■ **Your instructions**
Transcribe the listing that follows in full, omitting pictures.

######

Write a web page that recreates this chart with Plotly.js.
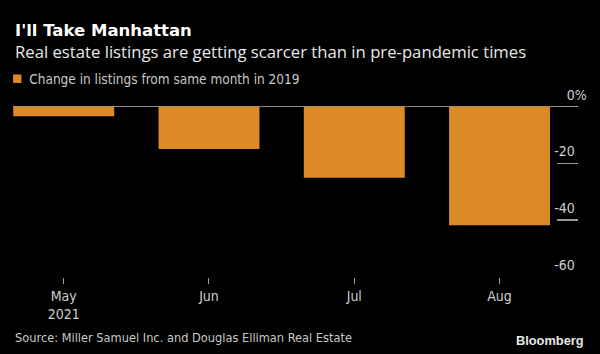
<!DOCTYPE html>
<html><head><meta charset="utf-8">
<script src="https://cdn.plot.ly/plotly-3.0.1.min.js"></script>
<style>html,body{margin:0;padding:0;background:#000;}#chart{width:600px;height:354px;}</style>
</head><body><div id="chart"></div>
<script>
const months = ["May<br>2021", "Jun", "Jul", "Aug"];
const changePct = [-3.4, -14.9, -25.0, -41.8];
const yTickVals = [0, -20, -40, -60];
const yTickLabels = ["0", "-20", "-40", "-60"];
const seriesName = "Change in listings from same month in 2019";

const W = 600, H = 354, mL = 13, mR = 22, mT = 100, mB = 77;
const plotH = H - mT - mB;
const py = px => (H - mB - px) / plotH;
const font = "Liberation Sans Narrow, DejaVu Sans Condensed, sans-serif";
const yTickText = yTickLabels.map((t, i) =>
  t + (i === 0 ? "%" : "<span style='color:rgba(0,0,0,0)'>%</span>"));

const trace = {
  type: "bar", x: [0,1,2,3], y: changePct, name: seriesName,
  marker: {color: "#dc8a25", line: {width: 0}}, width: 0.695,
  showlegend: true, hoverinfo: "skip"
};

const layout = {
  width: W, height: H,
  paper_bgcolor: "#000", plot_bgcolor: "#000",
  margin: {l: mL, r: mR, t: mT, b: mB, autoexpand: false},
  showlegend: true,
  legend: {orientation: "h", x: -0.042, xanchor: "left", y: py(79), yanchor: "middle",
    font: {family: font, size: 13.5, color: "#c8c8c8"}, bgcolor: "rgba(0,0,0,0)"},
  xaxis: {
    range: [-0.349, 3.54], tickvals: [0,1,2,3], ticktext: months,
    ticks: "outside", ticklen: 6, tickcolor: "#999", tickwidth: 1,
    showgrid: false, zeroline: false, showline: false, automargin: false,
    tickfont: {family: font, size: 14, color: "#cfcfcf"}, fixedrange: true
  },
  yaxis: {
    side: "right", range: [-60, 2.35], tickvals: yTickVals, ticktext: yTickText,
    ticks: "inside", ticklen: 21, tickcolor: "#999", tickwidth: 1.5,
    ticklabelposition: "inside", ticklabeloverflow: "allow",
    ticklabelshift: -12, ticklabelstandoff: -30,
    showgrid: false, showline: false, automargin: false,
    zeroline: true, zerolinecolor: "#8a8a8a", zerolinewidth: 1.5,
    tickfont: {family: font, size: 14, color: "#cfcfcf"}, fixedrange: true
  },
  annotations: [
    {xref: "paper", yref: "paper", x: 0, y: py(30), xanchor: "left", yanchor: "middle",
     text: "<b>I'll Take Manhattan</b>", showarrow: false,
     font: {family: "DejaVu Sans, sans-serif", size: 16.5, color: "#ffffff"}},
    {xref: "paper", yref: "paper", x: 0, y: py(51), xanchor: "left", yanchor: "middle",
     text: "Real estate listings are getting scarcer than in pre-pandemic times", showarrow: false,
     font: {family: "Open Sans, sans-serif", size: 16.7, color: "#e8e8e8"}},
    {xref: "paper", yref: "paper", x: 0, y: py(337), xanchor: "left", yanchor: "middle",
     text: "Source: Miller Samuel Inc. and Douglas Elliman Real Estate", showarrow: false,
     font: {family: font, size: 12.7, color: "#c8c8c8"}},
    {xref: "paper", yref: "paper", x: (586 - mL) / (W - mL - mR), y: py(340), xanchor: "right", yanchor: "middle",
     text: "<b>Bloomberg</b>", showarrow: false,
     font: {family: "Liberation Sans, Arial, sans-serif", size: 12.8, color: "#e6e6e6"}}
  ]
};

Plotly.newPlot("chart", [trace], layout, {displayModeBar: false, staticPlot: true}).then(gd => {
  gd.querySelectorAll(".legendpoints path").forEach(p => {
    const t = p.getAttribute("transform") || "";
    p.setAttribute("transform", t + " translate(8,0) scale(0.7)");
  });
});
</script></body></html>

######

■ **Reply**
Write a web page that recreates this chart with Plotly.js.
<!DOCTYPE html>
<html><head><meta charset="utf-8">
<script src="https://cdn.plot.ly/plotly-3.0.1.min.js"></script>
<style>html,body{margin:0;padding:0;background:#000;}#chart{width:600px;height:354px;}</style>
</head><body><div id="chart"></div>
<script>
const months = ["May<br>2021", "Jun", "Jul", "Aug"];
const changePct = [-3.4, -14.9, -25.0, -41.8];
const yTickVals = [0, -20, -40, -60];
const yTickLabels = ["0", "-20", "-40", "-60"];
const seriesName = "Change in listings from same month in 2019";

const W = 600, H = 354, mL = 13, mR = 22, mT = 100, mB = 77;
const plotH = H - mT - mB;
const py = px => (H - mB - px) / plotH;
const font = "Liberation Sans Narrow, DejaVu Sans Condensed, sans-serif";
const yTickText = yTickLabels.map((t, i) =>
  t + (i === 0 ? "%" : "<span style='color:rgba(0,0,0,0)'>%</span>"));

const trace = {
  type: "bar", x: [0,1,2,3], y: changePct, name: seriesName,
  marker: {color: "#dc8a25", line: {width: 0}}, width: 0.695,
  showlegend: true, hoverinfo: "skip"
};

const layout = {
  width: W, height: H,
  paper_bgcolor: "#000", plot_bgcolor: "#000",
  margin: {l: mL, r: mR, t: mT, b: mB, autoexpand: false},
  showlegend: true,
  legend: {orientation: "h", x: -0.042, xanchor: "left", y: py(79), yanchor: "middle",
    font: {family: font, size: 13.5, color: "#c8c8c8"}, bgcolor: "rgba(0,0,0,0)"},
  xaxis: {
    range: [-0.349, 3.54], tickvals: [0,1,2,3], ticktext: months,
    ticks: "outside", ticklen: 6, tickcolor: "#999", tickwidth: 1,
    showgrid: false, zeroline: false, showline: false, automargin: false,
    tickfont: {family: font, size: 14, color: "#cfcfcf"}, fixedrange: true
  },
  yaxis: {
    side: "right", range: [-60, 2.35], tickvals: yTickVals, ticktext: yTickText,
    ticks: "inside", ticklen: 21, tickcolor: "#999", tickwidth: 1.5,
    ticklabelposition: "inside", ticklabeloverflow: "allow",
    ticklabelshift: -12, ticklabelstandoff: -30,
    showgrid: false, showline: false, automargin: false,
    zeroline: true, zerolinecolor: "#8a8a8a", zerolinewidth: 1.5,
    tickfont: {family: font, size: 14, color: "#cfcfcf"}, fixedrange: true
  },
  annotations: [
    {xref: "paper", yref: "paper", x: 0, y: py(30), xanchor: "left", yanchor: "middle",
     text: "<b>I'll Take Manhattan</b>", showarrow: false,
     font: {family: "DejaVu Sans, sans-serif", size: 16.5, color: "#ffffff"}},
    {xref: "paper", yref: "paper", x: 0, y: py(51), xanchor: "left", yanchor: "middle",
     text: "Real estate listings are getting scarcer than in pre-pandemic times", showarrow: false,
     font: {family: "Open Sans, sans-serif", size: 16.7, color: "#e8e8e8"}},
    {xref: "paper", yref: "paper", x: 0, y: py(337), xanchor: "left", yanchor: "middle",
     text: "Source: Miller Samuel Inc. and Douglas Elliman Real Estate", showarrow: false,
     font: {family: font, size: 12.7, color: "#c8c8c8"}},
    {xref: "paper", yref: "paper", x: (586 - mL) / (W - mL - mR), y: py(340), xanchor: "right", yanchor: "middle",
     text: "<b>Bloomberg</b>", showarrow: false,
     font: {family: "Liberation Sans, Arial, sans-serif", size: 12.8, color: "#e6e6e6"}}
  ]
};

Plotly.newPlot("chart", [trace], layout, {displayModeBar: false, staticPlot: true}).then(gd => {
  gd.querySelectorAll(".legendpoints path").forEach(p => {
    const t = p.getAttribute("transform") || "";
    p.setAttribute("transform", t + " translate(8,0) scale(0.7)");
  });
});
</script></body></html>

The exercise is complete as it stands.